Generic frameworks for the data spaces provide general guidance that helps leverage the potential of digital assets. With their flexibility, we recognized that interoperability between implementations is not granted, which will fully exploit the potential. Thus, it is critical to work on multiple levels, encountering data space character, actual and possible named actors, existing governance, and stakeholder frameworks.
The USAGE project is strategically aligned with the Green Deal agenda, bridging municipalities' practical use cases with its strategic directions and local policies. It showcases practical implementations of urban data spaces where localism is embedded in the design, making establishments reusable for future exploitation.
What have we learned about the use of standards in modern infrastructures?
In the rapidly developing ICT environment, it is not always easy to navigate between fast adoption and scalability through standardization. Data Spaces, however, as governed endeavors shall build in the approach to the process integrating conformance of own and inherited suites.
USGE project is implementing four urban data spaces relying on the standards, which was critical to enabling both the interoperability of some tools and leveraging the potential of portability and scalability of services.

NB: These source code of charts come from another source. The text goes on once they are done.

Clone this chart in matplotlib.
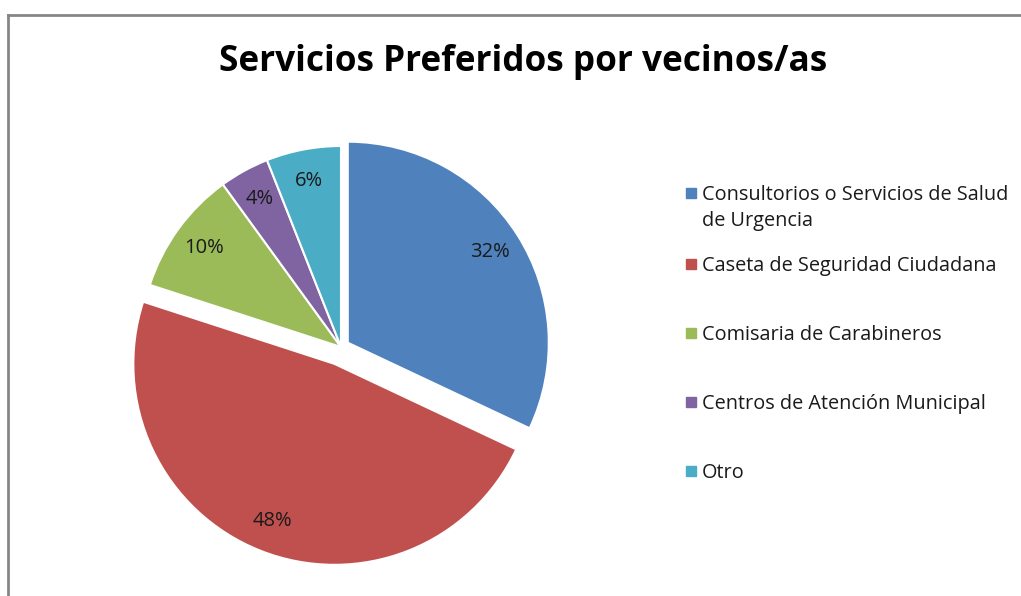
import matplotlib.pyplot as plt
from matplotlib.lines import Line2D
from matplotlib.patches import Rectangle

# data
categories = ['Consultorios o Servicios de Salud\nde Urgencia',
              'Caseta de Seguridad Ciudadana',
              'Comisaria de Carabineros',
              'Centros de Atención Municipal',
              'Otro']
values = [32, 48, 10, 4, 6]
colors = ['#4F81BD', '#C0504D', '#9BBB59', '#8064A2', '#4BACC6']
explode = [0.04, 0.09, 0, 0, 0]

W, H = 1021, 596
fig = plt.figure(figsize=(W / 100, H / 100), dpi=100)
plt.rcParams['font.family'] = ['Open Sans', 'DejaVu Sans']

# chart frame (top and left border visible)
fig.add_artist(Line2D([8 / W, 8 / W], [0, 1 - 15 / H], color='#868686', lw=2))
fig.add_artist(Line2D([8 / W, 1], [1 - 15 / H, 1 - 15 / H], color='#868686', lw=2))

fig.text(523 / W, 1 - 62 / H, 'Servicios Preferidos por vecinos/as',
         ha='center', va='center', fontsize=25.3, fontweight='bold')

# pie axes: centre (341, 347) px, radius 201 px
cx, cy, r, k = 341, 347, 201, 1.25
half = r * k
ax = fig.add_axes([(cx - half) / W, (H - cy - half) / H, 2 * half / W, 2 * half / H])
wedges, texts, autotexts = ax.pie(values, colors=colors, explode=explode,
                                  startangle=90, counterclock=False,
                                  autopct='%1.0f%%', pctdistance=0.84,
                                  wedgeprops=dict(edgecolor='white', linewidth=1.5),
                                  textprops=dict(fontsize=14.5, color='#1a1a1a'))
ax.set_xlim(-k, k)
ax.set_ylim(-k, k)
ax.set_aspect('equal')
ax.axis('off')

# legend, drawn by hand to get the Excel spacing
for i, (lab, col) in enumerate(zip(categories, colors)):
    y = 193 if i == 0 else 264 + 69 * (i - 1)
    fig.add_artist(Rectangle((686 / W, 1 - (y + 5) / H), 10 / W, 10 / H,
                             color=col, transform=fig.transFigure))
    fig.text(702 / W, 1 - (y - 8) / H, lab, ha='left', va='top',
             fontsize=14.3, color='#1a1a1a', linespacing=1.42)

fig.savefig('out.png', dpi=100)
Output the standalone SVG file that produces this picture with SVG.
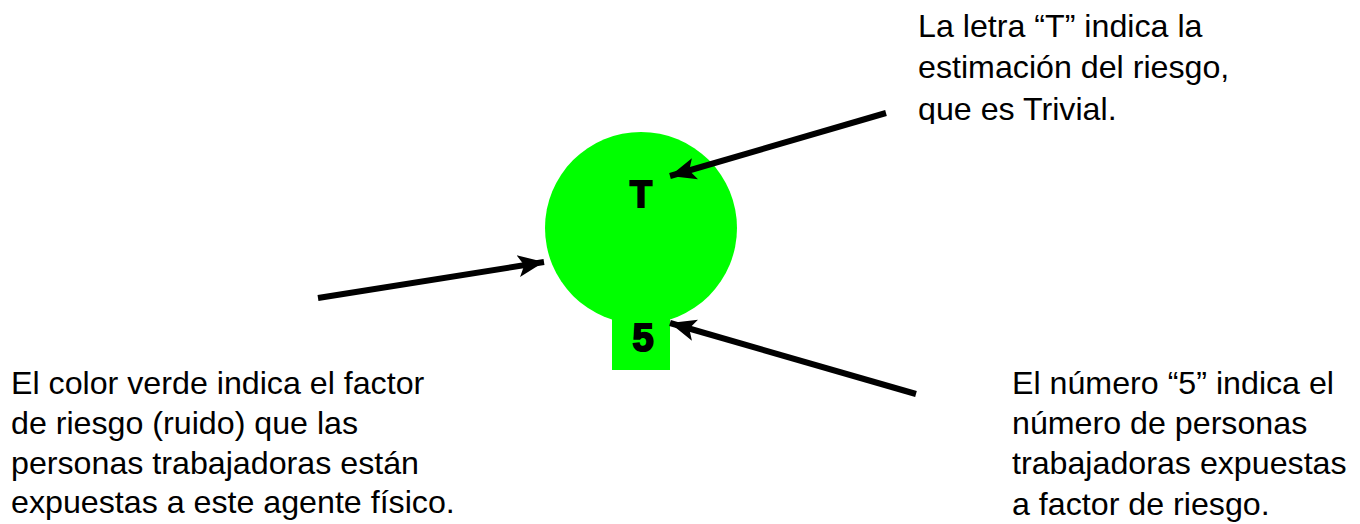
<svg xmlns="http://www.w3.org/2000/svg" width="1360" height="524" viewBox="0 0 1360 524">
<style>
.txt{font-family:"Liberation Sans",Arial,sans-serif;font-size:32.2px;fill:#000}
.big{font-family:"Liberation Sans",Arial,sans-serif;font-size:36px;font-weight:bold;fill:#000;stroke:#000;stroke-width:2;text-anchor:middle}
.conn{stroke:#000;stroke-width:6;fill:none}
.shape{fill:#00ff00}
</style>
<defs>
<marker id="ah" markerUnits="userSpaceOnUse" markerWidth="28" markerHeight="24" refX="26" refY="12" orient="auto">
<path d="M0,1 L26,12 L0,23 L6,12 Z" fill="#000"/>
</marker>
<clipPath id="clipTR"><rect x="900" y="0" width="400" height="124"/></clipPath>
</defs>
<rect width="1360" height="524" fill="#fff"/>
<g id="node-symbol">
<rect class="shape" x="612" y="290" width="58" height="80"/>
<circle class="shape" cx="641" cy="228" r="96"/>
<text class="big" x="641" y="207">T</text>
<text class="big" x="643" y="351" style="font-size:38px">5</text>
</g>
<g id="label-top">
<text class="txt" clip-path="url(#clipTR)"><tspan x="918" y="37">La letra “T” indica la</tspan><tspan x="918" y="78">estimación del riesgo,</tspan><tspan x="918" y="120">que es Trivial.</tspan></text>
</g>
<g id="label-left">
<text class="txt"><tspan x="11" y="394">El color verde indica el factor</tspan><tspan x="11" y="434">de riesgo (ruido) que las</tspan><tspan x="11" y="474">personas trabajadoras están</tspan><tspan x="11" y="513">expuestas a este agente físico.</tspan></text>
</g>
<g id="label-bottom">
<text class="txt"><tspan x="1012" y="394">El número “5” indica el</tspan><tspan x="1012" y="434">número de personas</tspan><tspan x="1012" y="474">trabajadoras expuestas</tspan><tspan x="1012" y="515">a factor de riesgo.</tspan></text>
</g>
<g id="connectors">
<line class="conn" x1="886" y1="113" x2="670" y2="176" marker-end="url(#ah)"/>
<line class="conn" x1="318" y1="298" x2="544" y2="262" marker-end="url(#ah)"/>
<line class="conn" x1="916" y1="394" x2="670" y2="323" marker-end="url(#ah)"/>
</g>
</svg>
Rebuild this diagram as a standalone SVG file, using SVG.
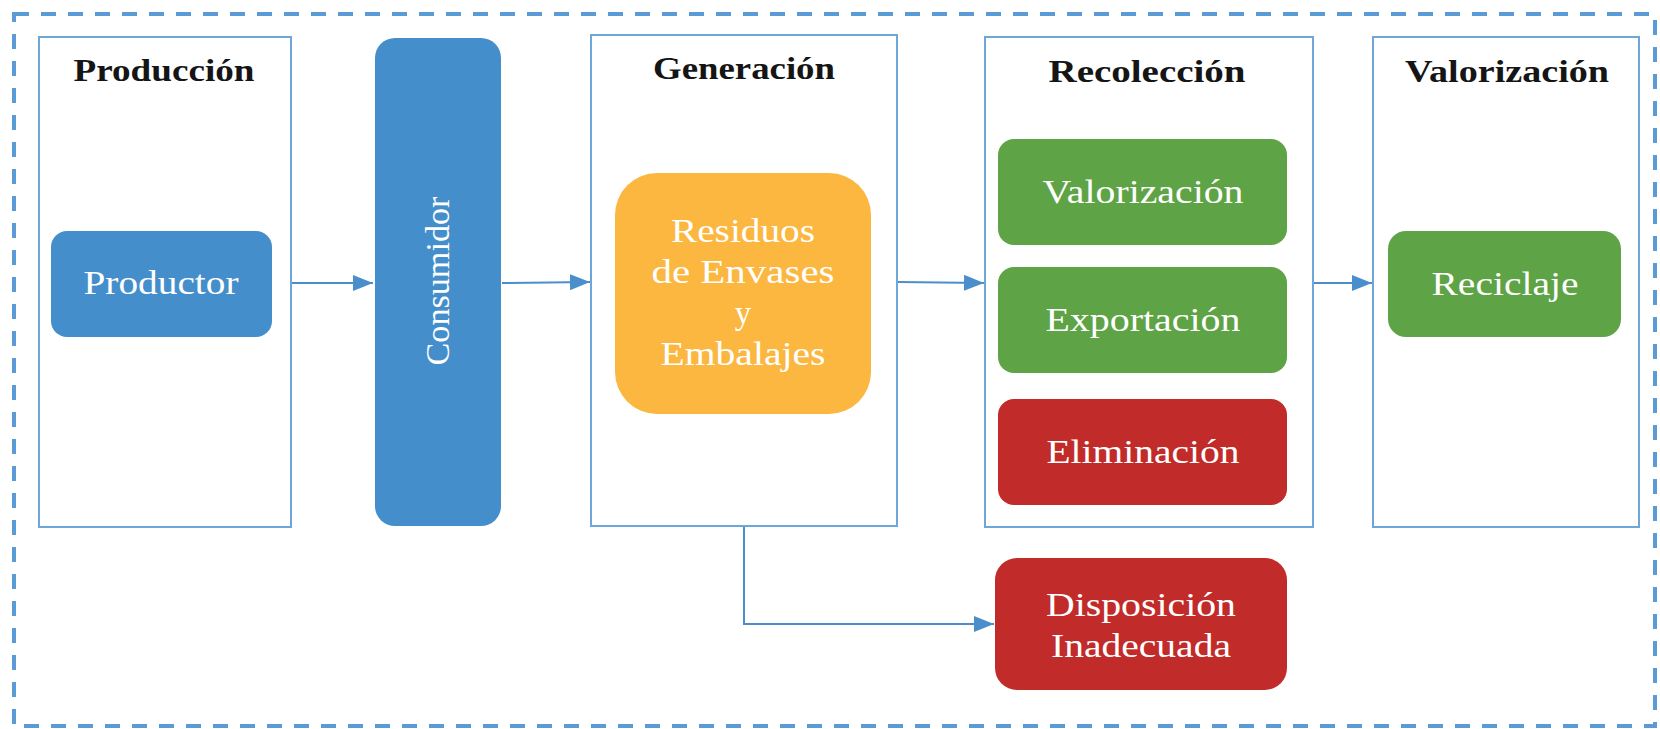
<svg xmlns="http://www.w3.org/2000/svg" width="1660" height="729" viewBox="0 0 1660 729">
<defs>
<style>
.frame{fill:#ffffff;stroke:#6FA6DA;stroke-width:2}
.head{font-family:"Liberation Serif","Times New Roman",serif;font-size:32px;font-weight:bold;fill:#151515;text-anchor:middle}
.lbl{font-family:"Liberation Serif","Times New Roman",serif;font-size:33px;fill:#ffffff;text-anchor:middle}
.conn{fill:none;stroke:#4A8FCC;stroke-width:2}
</style>
<marker id="arr" markerWidth="20" markerHeight="16" refX="20" refY="8" orient="auto" markerUnits="userSpaceOnUse">
<path d="M0,0 L20,8 L0,16 Z" fill="#4A8FCC"/>
</marker>
</defs>
<rect x="0" y="0" width="1660" height="729" fill="#ffffff"/>
<rect id="border" x="14" y="14" width="1641" height="712" fill="none" stroke="#5B9BD5" stroke-width="4" stroke-dasharray="15 12"/>

<g id="produccion">
<rect class="frame" x="39" y="37" width="252" height="490"/>
<text class="head" x="164" y="81" textLength="181" lengthAdjust="spacingAndGlyphs">Producción</text>
</g>
<g id="productor">
<rect x="51" y="231" width="221" height="106" rx="16" fill="#458ECC"/>
<text class="lbl" x="161" y="294" textLength="155" lengthAdjust="spacingAndGlyphs">Productor</text>
</g>
<g id="consumidor">
<rect x="375" y="38" width="126" height="488" rx="20" fill="#458ECC"/>
<text class="lbl" transform="translate(449,281) rotate(-90)" x="0" y="0" textLength="169" lengthAdjust="spacingAndGlyphs">Consumidor</text>
</g>
<g id="generacion">
<rect class="frame" x="591" y="35" width="306" height="491"/>
<text class="head" x="744" y="79" textLength="182" lengthAdjust="spacingAndGlyphs">Generación</text>
</g>
<g id="residuos">
<rect x="615" y="173" width="256" height="241" rx="42" fill="#FBB73F"/>
<text class="lbl" x="743" y="242" textLength="144" lengthAdjust="spacingAndGlyphs">Residuos</text>
<text class="lbl" x="743" y="283" textLength="183" lengthAdjust="spacingAndGlyphs">de Envases</text>
<text class="lbl" x="743" y="324">y</text>
<text class="lbl" x="743" y="365" textLength="165" lengthAdjust="spacingAndGlyphs">Embalajes</text>
</g>
<g id="recoleccion">
<rect class="frame" x="985" y="37" width="328" height="490"/>
<text class="head" x="1147" y="82" textLength="197" lengthAdjust="spacingAndGlyphs">Recolección</text>
</g>
<g id="valorizacion-r">
<rect x="998" y="139" width="289" height="106" rx="16" fill="#5EA345"/>
<text class="lbl" x="1143" y="203" textLength="201" lengthAdjust="spacingAndGlyphs">Valorización</text>
</g>
<g id="exportacion">
<rect x="998" y="267" width="289" height="106" rx="16" fill="#5EA345"/>
<text class="lbl" x="1143" y="331" textLength="195" lengthAdjust="spacingAndGlyphs">Exportación</text>
</g>
<g id="eliminacion">
<rect x="998" y="399" width="289" height="106" rx="16" fill="#C12B29"/>
<text class="lbl" x="1143" y="463" textLength="193" lengthAdjust="spacingAndGlyphs">Eliminación</text>
</g>
<g id="disposicion">
<rect x="995" y="558" width="292" height="132" rx="22" fill="#C12B29"/>
<text class="lbl" x="1141" y="616" textLength="190" lengthAdjust="spacingAndGlyphs">Disposición</text>
<text class="lbl" x="1141" y="657" textLength="180" lengthAdjust="spacingAndGlyphs">Inadecuada</text>
</g>
<g id="valorizacion">
<rect class="frame" x="1373" y="37" width="266" height="490"/>
<text class="head" x="1507" y="82" textLength="204" lengthAdjust="spacingAndGlyphs">Valorización</text>
</g>
<g id="reciclaje">
<rect x="1388" y="231" width="233" height="106" rx="18" fill="#5EA345"/>
<text class="lbl" x="1505" y="295" textLength="147" lengthAdjust="spacingAndGlyphs">Reciclaje</text>
</g>

<g id="connectors">
<path class="conn" d="M292,283 L373,283" marker-end="url(#arr)"/>
<path class="conn" d="M502,283 L590,282" marker-end="url(#arr)"/>
<path class="conn" d="M898,282 L984,283" marker-end="url(#arr)"/>
<path class="conn" d="M1314,283 L1372,283" marker-end="url(#arr)"/>
<path class="conn" d="M744,527 L744,624 L994,624" marker-end="url(#arr)"/>
</g>
</svg>
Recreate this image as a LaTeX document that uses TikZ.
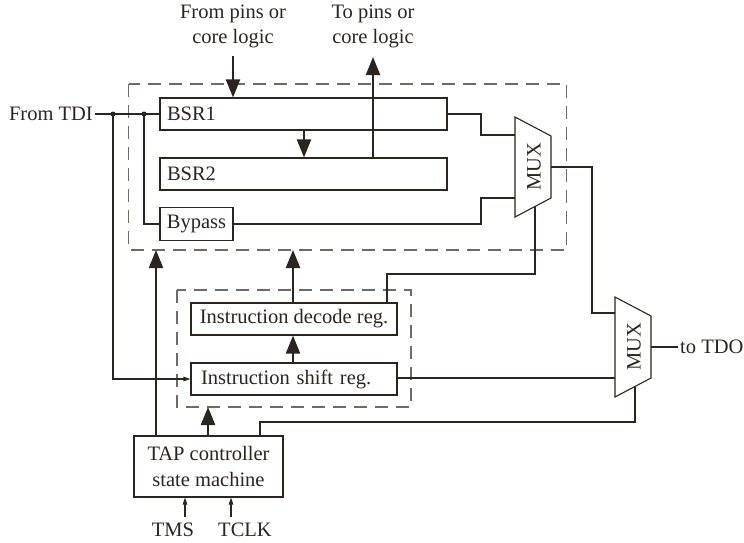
\documentclass[tikz,border=0pt]{standalone}
\usepackage{fontspec}
\setmainfont{Liberation Serif}
\usetikzlibrary{arrows.meta}
\definecolor{ink}{HTML}{2A251F}
\definecolor{dashc}{HTML}{6E6A65}
\tikzset{
  reg/.style={draw=ink, line width=1.1pt, rectangle, inner ysep=0pt, font=\fontsize{20.5}{25}\selectfont, text=ink},
  lbl/.style={font=\fontsize{20.5}{25}\selectfont, text=ink, inner sep=0pt},
  thin/.style={draw=ink, line width=1.1pt},
  thick/.style={draw=ink, line width=2.2pt, -{Triangle[length=18pt,width=14pt]}},
  small/.style={draw=ink, line width=1.1pt, -{Triangle[length=7pt,width=4.5pt]}},
  dbox/.style={draw=dashc, line width=1.3pt, dash pattern=on 13pt off 8pt},
  muxs/.style={draw=ink, line width=1.1pt},
  dot/.style={circle, fill=ink, inner sep=0pt, minimum size=5pt},
}
\begin{document}
\begin{tikzpicture}[x=1pt,y=-1pt]
\useasboundingbox (0,0) rectangle (744,542);
% dashed boxes
\draw[dbox] (128.5,84) rectangle (566.5,250);
\draw[dbox] (177,290) rectangle (411,407);
% registers
\node[reg, minimum width=287pt, minimum height=32pt, text width=273pt, align=left, inner xsep=7pt] (bsr1) at (303.5,114) {BSR1};
\node[reg, minimum width=287pt, minimum height=32pt, text width=273pt, align=left, inner xsep=7pt] (bsr2) at (303.5,174) {BSR2};
\node[reg, minimum width=73pt, minimum height=33pt, inner xsep=5pt] (bypass) at (196.5,224) {Bypass};
\node[reg, minimum width=206pt, minimum height=32pt, inner xsep=4pt] (idec) at (294,319) {Instruction decode reg.};
\node[reg, minimum width=206pt, minimum height=32pt, text width=186pt, align=left, inner xsep=10pt] (ishift) at (294,379) {Instruction shift reg.};
\node[reg, minimum width=149pt, minimum height=61pt, align=center, font=\fontsize{20.5}{26}\selectfont] (tap) at (208.5,466.5) {TAP controller\\state machine};
% labels
\node[lbl, anchor=east] (tdi) at (93,114) {From TDI};
\node[lbl, align=center] (fpins) at (233,26) {From pins or\\core logic};
\node[lbl, align=center] (tpins) at (373,26) {To pins or\\core logic};
\node[lbl, anchor=west] (tdo) at (680,347) {to TDO};
\node[lbl] (tms) at (173,530) {TMS};
\node[lbl] (tclk) at (245,530) {TCLK};
% MUX 1
\draw[muxs] (515,117) -- (551,136) -- (551,198) -- (515,217) -- cycle;
\node[lbl, rotate=90] (mux1) at (534,167) {MUX};
\coordinate (m1a) at (515,135);
\coordinate (m1b) at (515,198);
\coordinate (m1o) at (551,167);
\coordinate (m1s) at (535,206.5);
% MUX 2
\draw[muxs] (615,297) -- (651,316) -- (651,378) -- (615,397) -- cycle;
\node[lbl, rotate=90] (mux2) at (634,347) {MUX};
\coordinate (m2a) at (615,313);
\coordinate (m2b) at (615,378);
\coordinate (m2o) at (651,347);
\coordinate (m2s) at (635,386.5);
% TDI fan-out
\coordinate (j1) at (113,114);
\coordinate (j2) at (144,114);
\draw[thin] (tdi.east) ++(2,0) -- (bsr1.west);
\node[dot] at (j1) {};
\node[dot] at (j2) {};
\draw[thin] (j2) |- (bypass.west);
\draw[small] (j1) |- (ishift.west);
% BSR outputs to MUX1
\draw[thin] (bsr1.east) -- (481,114) |- (m1a);
\draw[thin] (bypass.east) -- (481,224) |- (m1b);
% MUX1 to MUX2
\draw[thin] (m1o) -- (592,167) |- (m2a);
\draw[thin] (ishift.east) |- (m2b);
\draw[thin] (m2o) -- ([xshift=-2pt]tdo.west);
% select lines
\draw[thin] (m1s) -- (535,274) -| (387,303);
\draw[thin] (tap.north -| 260,0) -- (260,422) -| (m2s);
% thick arrows
\draw[thick] (233,56) -- (bsr1.north -| 233,0);
\draw[thick] (bsr1.south -| 304,0) -- (bsr2.north -| 304,0);
\draw[thick] (bsr2.north -| 373,0) -- (373,57);
\draw[thick] (ishift.north -| 293,0) -- (idec.south -| 293,0);
\draw[thick] (idec.north -| 293,0) -- (293,250);
\draw[thick] (tap.north -| 156,0) -- (156,250);
\draw[thick] (tap.north -| 208,0) -- (208,407);
% TMS / TCLK
\draw[small] (185,517) -- (tap.south -| 185,0);
\draw[small] (231,517) -- (tap.south -| 231,0);
\end{tikzpicture}
\end{document}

There is an excellent legacy of the past interoperability initiatives and communities used in the national and subnational infrastructures and successfully integrated into the USAGE pilots'. At the same time, the framework must evolve, using the recent advancements in the cloud and AI technologies. Also, advanced interoperability between systems, like the definition of the 'Decision Ready Information,' trust environment, and own services development, is still an area of alignment.
What is critical from the data perspective to leverage the potential of similar initiatives?
The key aspect of the project is its unwavering focus on responding to real needs, both aware and hidden, for the common good. Close cooperation is critical in the co-design process to fully exploit the potential of technologies. Secondly, building and sustaining the capacity of skills, data, and infrastructures that are easily achievable for the wide community and awareness of the impact it can create is essential.